D’autres études suggèrent encore que certains polluants urbains (mercure, plomb, biphényles polychlorés…), agissent directement sur les hormones de stress en augmentant le taux de cortisol dans le sang. Ce qui accroît le risque de stress chronique et de maladies associées métaboliques ou psychiatriques, surtout chez les enfants et les personnes âgées. La concentration toujours plus importante d’habitants en milieu urbain devrait démultiplier, dans les trente prochaines années, le nombre de malades. « En l’espace d’un siècle, de 1950 à 2050, nous allons passer de 700 millions de personnes habitant en ville à près de 6,5 milliards ! Si nous faisons un zoom entre 2000 et 2050, nous parlons de 3 milliards de personnes qui s’installeront dans des villes sur toute la planète. C’est le basculement, en 100 ans, d’un monde à 70% rural à un monde à 70% urbanisé », analyse Carlos Moreno, professeur des Universités, expert international de la Smart City humaine. Une évolution qui inquiète l’Organisation mondiale de la santé. En raison de l’importance des populations qui y vivent, les villes sont aussi des terrains favorables à la dissémination rapide des virus. Ainsi, c’est dans la ville de Wuhan et ses 11 millions d’habitants – 7ème ville la plus peuplée de Chine – que la pandémie de Covid-19 a pris son envol avant de frapper d’autres grandes villes un peu partout dans le monde.

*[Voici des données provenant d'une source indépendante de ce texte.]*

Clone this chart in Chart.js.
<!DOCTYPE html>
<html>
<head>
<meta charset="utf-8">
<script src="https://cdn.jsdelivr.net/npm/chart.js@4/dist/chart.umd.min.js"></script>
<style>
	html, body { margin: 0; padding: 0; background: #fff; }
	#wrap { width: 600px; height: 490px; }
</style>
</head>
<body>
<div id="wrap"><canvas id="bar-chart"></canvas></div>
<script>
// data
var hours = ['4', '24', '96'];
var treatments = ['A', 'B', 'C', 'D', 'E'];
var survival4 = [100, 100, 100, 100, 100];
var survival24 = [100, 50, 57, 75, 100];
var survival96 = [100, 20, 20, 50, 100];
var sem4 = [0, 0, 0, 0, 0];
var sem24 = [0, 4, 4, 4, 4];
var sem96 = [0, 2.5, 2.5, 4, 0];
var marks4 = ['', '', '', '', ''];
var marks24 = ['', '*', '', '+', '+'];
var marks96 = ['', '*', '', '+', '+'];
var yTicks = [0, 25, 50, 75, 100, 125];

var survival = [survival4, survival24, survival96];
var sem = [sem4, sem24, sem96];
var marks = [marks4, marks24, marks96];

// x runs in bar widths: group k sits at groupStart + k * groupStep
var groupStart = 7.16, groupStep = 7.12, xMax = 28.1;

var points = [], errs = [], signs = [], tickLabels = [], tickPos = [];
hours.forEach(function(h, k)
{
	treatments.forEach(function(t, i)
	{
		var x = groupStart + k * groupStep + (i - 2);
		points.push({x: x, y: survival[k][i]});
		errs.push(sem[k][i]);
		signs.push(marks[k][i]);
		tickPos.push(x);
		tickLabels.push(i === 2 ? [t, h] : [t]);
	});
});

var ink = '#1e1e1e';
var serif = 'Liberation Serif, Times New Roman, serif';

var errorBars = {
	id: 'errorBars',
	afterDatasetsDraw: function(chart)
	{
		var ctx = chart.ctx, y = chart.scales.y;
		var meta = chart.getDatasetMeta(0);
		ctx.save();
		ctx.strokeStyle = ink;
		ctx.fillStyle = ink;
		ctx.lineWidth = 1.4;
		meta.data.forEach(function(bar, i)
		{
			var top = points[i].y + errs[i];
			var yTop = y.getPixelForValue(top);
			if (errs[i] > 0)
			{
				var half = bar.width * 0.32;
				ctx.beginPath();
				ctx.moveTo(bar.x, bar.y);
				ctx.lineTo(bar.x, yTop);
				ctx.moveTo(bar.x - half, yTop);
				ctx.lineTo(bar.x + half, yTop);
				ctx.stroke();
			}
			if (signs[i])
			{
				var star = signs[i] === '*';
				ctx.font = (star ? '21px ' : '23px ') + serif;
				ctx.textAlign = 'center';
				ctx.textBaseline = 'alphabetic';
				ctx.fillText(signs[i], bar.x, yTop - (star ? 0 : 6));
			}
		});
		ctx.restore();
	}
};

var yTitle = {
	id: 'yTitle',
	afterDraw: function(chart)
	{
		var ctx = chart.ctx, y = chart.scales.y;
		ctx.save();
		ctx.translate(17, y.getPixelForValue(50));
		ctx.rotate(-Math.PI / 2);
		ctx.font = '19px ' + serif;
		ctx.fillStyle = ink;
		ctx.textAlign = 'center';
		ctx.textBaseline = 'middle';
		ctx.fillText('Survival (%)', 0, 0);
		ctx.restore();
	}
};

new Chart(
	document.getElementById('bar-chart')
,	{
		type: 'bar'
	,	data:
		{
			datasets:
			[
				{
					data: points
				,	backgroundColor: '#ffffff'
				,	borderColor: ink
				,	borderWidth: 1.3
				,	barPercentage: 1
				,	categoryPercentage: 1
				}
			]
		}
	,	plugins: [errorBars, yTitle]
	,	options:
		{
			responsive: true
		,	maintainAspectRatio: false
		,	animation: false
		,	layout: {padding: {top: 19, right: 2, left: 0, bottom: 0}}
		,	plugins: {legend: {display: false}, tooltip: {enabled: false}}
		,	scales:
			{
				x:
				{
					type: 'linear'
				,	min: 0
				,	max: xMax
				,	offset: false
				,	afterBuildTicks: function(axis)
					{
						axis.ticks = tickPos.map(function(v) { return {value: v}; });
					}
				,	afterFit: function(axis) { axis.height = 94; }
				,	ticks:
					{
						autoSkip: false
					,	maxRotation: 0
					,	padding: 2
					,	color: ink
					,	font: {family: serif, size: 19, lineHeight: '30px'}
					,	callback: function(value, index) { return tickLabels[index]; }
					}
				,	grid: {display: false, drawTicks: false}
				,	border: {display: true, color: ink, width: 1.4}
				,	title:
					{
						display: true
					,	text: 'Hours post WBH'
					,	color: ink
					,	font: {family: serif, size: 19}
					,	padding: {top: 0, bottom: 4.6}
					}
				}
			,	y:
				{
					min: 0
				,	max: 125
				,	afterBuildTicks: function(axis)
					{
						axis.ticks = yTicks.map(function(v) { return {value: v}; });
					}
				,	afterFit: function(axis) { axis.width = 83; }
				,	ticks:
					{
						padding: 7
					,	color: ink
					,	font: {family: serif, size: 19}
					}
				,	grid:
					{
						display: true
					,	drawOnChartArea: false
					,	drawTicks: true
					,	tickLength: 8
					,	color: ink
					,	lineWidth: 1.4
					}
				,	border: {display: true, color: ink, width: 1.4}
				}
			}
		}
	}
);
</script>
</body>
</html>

Lien social et nature, l’antidote miracle ?

Face aux multiples menaces du stress urbain (anxiété, isolement, dépression…), l’un des plus puissants boucliers émotionnels réside dans la qualité des liens que vous entretenez avec votre réseau social, amical ou familial. Lorsque vous êtes entouré, les risques sont moindres. Plusieurs travaux ont mis en évidence l’utilité d’une telle « barrière affective » susceptible d’endiguer l’apparition de troubles mentaux graves.  « Ces études mettent en évidence le fait bien documenté qu’un réseau étroit d’amis et de famille peut nous isoler des effets les plus dommageables du stress (…) », confirme Andreas Meyer-Lindenberg.

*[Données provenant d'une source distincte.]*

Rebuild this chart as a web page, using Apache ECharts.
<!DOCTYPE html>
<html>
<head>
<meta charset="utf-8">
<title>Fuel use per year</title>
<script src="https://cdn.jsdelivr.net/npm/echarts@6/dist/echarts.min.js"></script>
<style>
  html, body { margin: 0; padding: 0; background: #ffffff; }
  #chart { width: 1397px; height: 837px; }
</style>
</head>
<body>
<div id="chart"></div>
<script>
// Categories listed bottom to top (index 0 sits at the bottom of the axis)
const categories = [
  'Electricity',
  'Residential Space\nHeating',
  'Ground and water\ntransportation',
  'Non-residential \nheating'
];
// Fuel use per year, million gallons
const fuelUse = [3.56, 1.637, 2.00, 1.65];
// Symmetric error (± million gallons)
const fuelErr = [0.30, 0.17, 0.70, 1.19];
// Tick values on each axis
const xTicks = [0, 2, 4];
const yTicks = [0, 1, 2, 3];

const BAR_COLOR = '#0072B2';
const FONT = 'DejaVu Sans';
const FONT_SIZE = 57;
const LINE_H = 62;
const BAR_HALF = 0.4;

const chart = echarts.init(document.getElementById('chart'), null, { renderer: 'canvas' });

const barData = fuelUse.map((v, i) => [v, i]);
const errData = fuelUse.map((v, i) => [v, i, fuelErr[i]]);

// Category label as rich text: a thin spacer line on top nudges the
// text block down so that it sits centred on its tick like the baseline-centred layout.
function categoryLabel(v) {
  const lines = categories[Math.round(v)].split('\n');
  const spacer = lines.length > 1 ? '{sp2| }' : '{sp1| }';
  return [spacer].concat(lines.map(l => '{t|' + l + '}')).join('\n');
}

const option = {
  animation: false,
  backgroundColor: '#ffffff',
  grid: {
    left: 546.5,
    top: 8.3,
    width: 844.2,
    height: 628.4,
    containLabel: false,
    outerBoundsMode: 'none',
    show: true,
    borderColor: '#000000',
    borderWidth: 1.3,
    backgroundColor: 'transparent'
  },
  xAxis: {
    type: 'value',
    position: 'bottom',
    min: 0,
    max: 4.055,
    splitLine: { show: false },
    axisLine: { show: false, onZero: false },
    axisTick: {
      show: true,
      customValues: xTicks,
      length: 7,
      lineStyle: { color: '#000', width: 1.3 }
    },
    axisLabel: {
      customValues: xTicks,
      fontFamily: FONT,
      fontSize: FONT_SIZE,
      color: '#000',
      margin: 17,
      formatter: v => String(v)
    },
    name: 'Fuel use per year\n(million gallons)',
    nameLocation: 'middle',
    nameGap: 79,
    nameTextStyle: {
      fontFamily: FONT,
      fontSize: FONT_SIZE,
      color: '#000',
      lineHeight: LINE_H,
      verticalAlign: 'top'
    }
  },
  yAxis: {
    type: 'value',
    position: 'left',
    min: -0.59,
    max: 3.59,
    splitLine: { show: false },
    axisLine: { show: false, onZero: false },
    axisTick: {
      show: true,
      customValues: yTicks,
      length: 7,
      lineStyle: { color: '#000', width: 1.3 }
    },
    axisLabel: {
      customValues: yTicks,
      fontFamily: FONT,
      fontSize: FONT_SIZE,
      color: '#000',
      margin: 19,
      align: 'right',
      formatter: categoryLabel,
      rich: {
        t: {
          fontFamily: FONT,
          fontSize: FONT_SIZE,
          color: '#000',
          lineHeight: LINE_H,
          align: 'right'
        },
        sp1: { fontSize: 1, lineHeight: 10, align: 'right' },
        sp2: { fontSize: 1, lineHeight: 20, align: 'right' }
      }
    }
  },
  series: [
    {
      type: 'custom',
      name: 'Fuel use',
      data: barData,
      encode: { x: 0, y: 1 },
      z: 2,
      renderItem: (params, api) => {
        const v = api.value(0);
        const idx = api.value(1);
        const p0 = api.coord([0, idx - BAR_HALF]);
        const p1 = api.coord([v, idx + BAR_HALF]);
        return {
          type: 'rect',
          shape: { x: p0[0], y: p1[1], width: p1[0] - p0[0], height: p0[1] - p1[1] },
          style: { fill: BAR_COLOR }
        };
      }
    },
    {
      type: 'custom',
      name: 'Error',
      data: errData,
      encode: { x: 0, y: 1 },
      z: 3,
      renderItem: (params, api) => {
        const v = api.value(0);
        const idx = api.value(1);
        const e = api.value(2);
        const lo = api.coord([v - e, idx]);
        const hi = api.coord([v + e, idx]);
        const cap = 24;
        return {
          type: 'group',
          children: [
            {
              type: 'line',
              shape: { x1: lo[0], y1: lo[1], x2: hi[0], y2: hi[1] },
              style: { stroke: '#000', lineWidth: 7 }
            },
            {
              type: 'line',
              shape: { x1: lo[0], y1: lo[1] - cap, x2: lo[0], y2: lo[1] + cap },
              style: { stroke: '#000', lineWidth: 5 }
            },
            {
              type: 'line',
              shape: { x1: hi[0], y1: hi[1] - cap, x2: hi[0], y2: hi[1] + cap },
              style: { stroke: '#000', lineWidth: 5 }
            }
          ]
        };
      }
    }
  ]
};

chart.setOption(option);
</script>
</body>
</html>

Si le réseau social joue un rôle incontestable « d’amortisseur » du stress et de ses conséquences ; il ne suffit pas, à lui seul, à prévenir les effets indésirables des autres formes de nuisances urbaines comme le bruit ou le manque de nature. Deux facteurs qui peuvent, eux aussi, empêcher le bon fonctionnement du cortex cingulaire antérieur et de l’amygdale. Il faut aussi, au-delà de toutes ces considérations purement médicales, tenir compte de l’importance des facteurs socio-économiques qui favorisent l’émergence des maladies mentales : pauvreté, exclusion sociale, discriminations, violence intra-familiale, habitat précaire, offre de soins inexistante ou insuffisante…

Comme le rappelle Andreas Meyer-Lindenberg : « Près d’un tiers des cas de schizophrénie pourraient être évités si davantage de personnes naissaient en milieu rural. C’est là un paradoxe : nous ne pouvons pas agir sur cette base sans urbaniser la campagne. Mais nous pouvons essayer de concevoir nos villes pour qu’elles favorisent le bien-être émotionnel. De cette façon, nous pourrions viser le véritable objectif de la psychiatrie, qui est de prévenir les troubles émotionnels graves, pas seulement de les traiter ». Un défi de taille pour les neuroscientifiques et les urbanistes !

Nasser Negrouche

Sources et références :
-« Big City Blues » dans SA Mind 24, 1, 58-61 (mars 2013).
-Peen J, Schoevers RA, Beekman AT, Dekker J. The current status of urban-rural differences in psychiatric disorders. Acta Psychiatr Scand. 2010 ;121(2) :84‐93.
-Lederbogen, F., Kirsch, P., Haddad, L. et al. La vie urbaine et l’éducation urbaine affectent le traitement du stress social neuronal chez l’homme. Nature 474, 498–501 (2011). 
-Gruebner O, Rapp MA, Adli M, Kluge U, Galea S, Heinz A. Cities and Mental Health. Dtsch Arztebl Int. 2017 ;114(8) :121‐127.
-Pedersen CB, Mortensen PB. Evidence of a dose-response relationship between urbanicity during upbringing and schizophrenia risk. Arch Gen Psychiatry. 2001 ;58(11) :1039‐1046.
-Zhang, Xin ; Chen, Xi ; et Zhang, Xiaobo. L’impact de l’exposition à la pollution atmosphérique sur les performances cognitives. Actes de l’Académie nationale des sciences des États-Unis d’Amérique (PNAS) 115 (37) : 9193-9197.